- Les Moonves, chairman, president and CEO of CBS Corp., told an audience at the Deutsche Bank 2017 Media & Telecom Conference that TV networks will face off against digital properties like Facebook and Google in the next bidding battle for the rights to the NFL, according to Ad Age. The NFL's current deals are in place through 2022.
- Though Moonves is predicting a clash between tech companies and traditional broadcast networks, he sees traditional TV prevailing, suggesting it is still the most efficient way to reach a mass audience.
- "Look, the tech giants all want to be involved in the NFL. It's the best product in television," Moonves said, as quoted in Ad Age. "There's going to be a lot of activity. As we head toward that large deal, I think these companies are going to be part of it, [but] I think the NFL still believes in the sanctity of broadcasting."

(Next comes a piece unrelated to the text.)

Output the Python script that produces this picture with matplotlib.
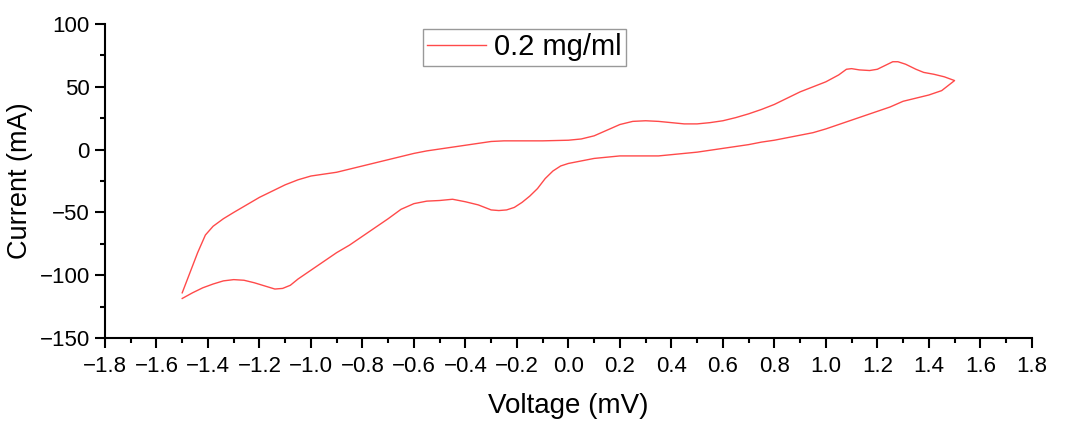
import numpy as np
import matplotlib
matplotlib.use("Agg")
from matplotlib import pyplot as plt
from matplotlib.ticker import MultipleLocator

plt.rcParams['font.family'] = ['Liberation Sans', 'DejaVu Sans']
plt.rcParams['xtick.labelsize'] = 16
plt.rcParams['ytick.labelsize'] = 16

# forward scan -1.5 -> 1.5
v_fwd = [-1.50, -1.47, -1.44, -1.41, -1.38, -1.34, -1.30, -1.25, -1.20, -1.15,
         -1.10, -1.05, -1.00, -0.95, -0.90, -0.85, -0.80, -0.75, -0.70, -0.65,
         -0.60, -0.55, -0.50, -0.45, -0.40, -0.35, -0.30, -0.25, -0.20, -0.10,
         0.00, 0.05, 0.10, 0.15, 0.20, 0.25, 0.30, 0.35, 0.40, 0.45,
         0.50, 0.55, 0.60, 0.65, 0.70, 0.75, 0.80, 0.85, 0.90, 0.95,
         1.00, 1.05, 1.08, 1.10, 1.13, 1.17, 1.20, 1.23, 1.26, 1.28,
         1.31, 1.35, 1.38, 1.42, 1.46, 1.50]
i_fwd = [-114, -98, -82, -68, -61, -55, -50, -44, -38, -33,
         -28, -24, -21, -19.5, -18, -15.5, -13, -10.5, -8, -5.5,
         -3, -1, 0.5, 2, 3.5, 5, 6.5, 7, 7, 7,
         7.5, 8.5, 11, 15.5, 20, 22.5, 23, 22.5, 21.5, 20.5,
         20.5, 21.5, 23, 25.5, 28.5, 32, 36, 41, 46, 50,
         54, 59.5, 64, 64.5, 63.5, 63, 64, 67, 70, 70,
         68, 64, 61.5, 60, 58, 55]

# reverse scan 1.5 -> -1.5
v_rev = [1.45, 1.40, 1.35, 1.30, 1.25, 1.20, 1.15, 1.10, 1.05, 1.00,
         0.95, 0.90, 0.85, 0.80, 0.75, 0.70, 0.65, 0.60, 0.55, 0.50,
         0.45, 0.40, 0.35, 0.30, 0.25, 0.20, 0.15, 0.10, 0.05, 0.00,
         -0.03, -0.06, -0.09, -0.12, -0.15, -0.18, -0.21, -0.24, -0.27, -0.30,
         -0.35, -0.40, -0.45, -0.50, -0.55, -0.60, -0.65, -0.70, -0.75, -0.80,
         -0.85, -0.90, -0.95, -1.00, -1.05, -1.08, -1.11, -1.14, -1.18, -1.22,
         -1.26, -1.30, -1.34, -1.38, -1.42, -1.46, -1.50]
i_rev = [47, 43.5, 41, 38.5, 34, 30.5, 27, 23.5, 20, 16.5,
         13.5, 11.5, 9.5, 7.5, 6, 4, 2.5, 1, -0.5, -2,
         -3, -4, -5, -5, -5, -5, -6, -7, -9, -11,
         -13, -17, -23, -31, -37, -42, -46, -48, -48.5, -48,
         -44, -41.5, -39.5, -40.5, -41, -43, -47.5, -55, -62, -69,
         -76, -82, -89, -96, -103, -108, -110.5, -111, -108.5, -106,
         -104, -103.5, -104.5, -107, -110, -114, -118.5]

voltage = np.array(v_fwd + v_rev)
current = np.array(i_fwd + i_rev)

fig = plt.figure(figsize=(10.69, 4.22), dpi=100)
ax = fig.add_axes([0.0982, 0.199, 0.867, 0.744])
ax.plot(voltage, current, color='#ff4a4a', lw=1.0, label='0.2 mg/ml')

ax.set_xlim(-1.8, 1.8)
ax.set_ylim(-150, 100)
ax.xaxis.set_major_locator(MultipleLocator(0.2))
ax.xaxis.set_minor_locator(MultipleLocator(0.1))
ax.yaxis.set_major_locator(MultipleLocator(50))
ax.yaxis.set_minor_locator(MultipleLocator(25))

for s in ['top', 'right']:
    ax.spines[s].set_visible(False)
for s in ['left', 'bottom']:
    ax.spines[s].set_linewidth(1.5)
ax.tick_params(which='major', direction='out', length=7, width=1.5, pad=4)
ax.tick_params(axis='x', which='major', pad=6)
ax.tick_params(which='minor', direction='out', length=3.5, width=1.5)

ax.set_xlabel('Voltage (mV)', fontsize=20)
ax.set_ylabel('Current (mA)', fontsize=19.5)
ax.xaxis.set_label_coords(0.5, -0.175)
ax.yaxis.set_label_coords(-0.078, 0.5)

leg = ax.legend(loc='upper left', bbox_to_anchor=(0.343, 0.984), borderaxespad=0,
                fontsize=21, fancybox=False, handlelength=2.0, handletextpad=0.3,
                borderpad=0.15)
leg.get_frame().set_edgecolor('#808080')
leg.get_frame().set_linewidth(1.0)

fig.savefig('out.png', dpi=100)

While Moonves is likely right that broadcast TV will continue to have a strong foothold with the NFL — he noted "there’s a reason there's been no Super Bowl on cable" — he may be underestimating digital's growing traction, especially with coveted young consumers.
The CBS exec said there is a "belief and knowledge" you can’t get 115 million people watching the Super Bowl online, but a recent Burson-Marsteller's Fan Experience survey found that most viewers would actually be interested in streaming the game, with 77% of millennial respondents reporting that they would opt for a streaming option over watching on traditional TV.
This year’s Super Bowl broadcast on Fox pulled in 111.3 million viewers while the Fox Go live stream of the game had an average of 1.72 million viewers, per Ad Age.
Almost all major sports leagues, including the NFL, have turned to social media live streams as a way to reach a growing stable of cord-cutting viewers. The NFL live streamed 10 of its Thursday Night Football games last season on Twitter, and Twitter has stated it plans to double down on its overall live video offerings this year. Facebook, which has over 1.8 billion users, has also seemed to inch toward more sports streaming, and is reportedly in advanced talks with the MLB to broadcast one game a week next season through its live video feature.
Several outlets for TV sports coverage also appear on the wane. ESPN, once a powerhouse in the space, has been shedding subscribers. Because of these losses, ESPN trimmed hundreds of behind the scenes jobs two years ago, and Outkick the Coverage now reports that it is planning to cut around $100 million in on-air talent salaries.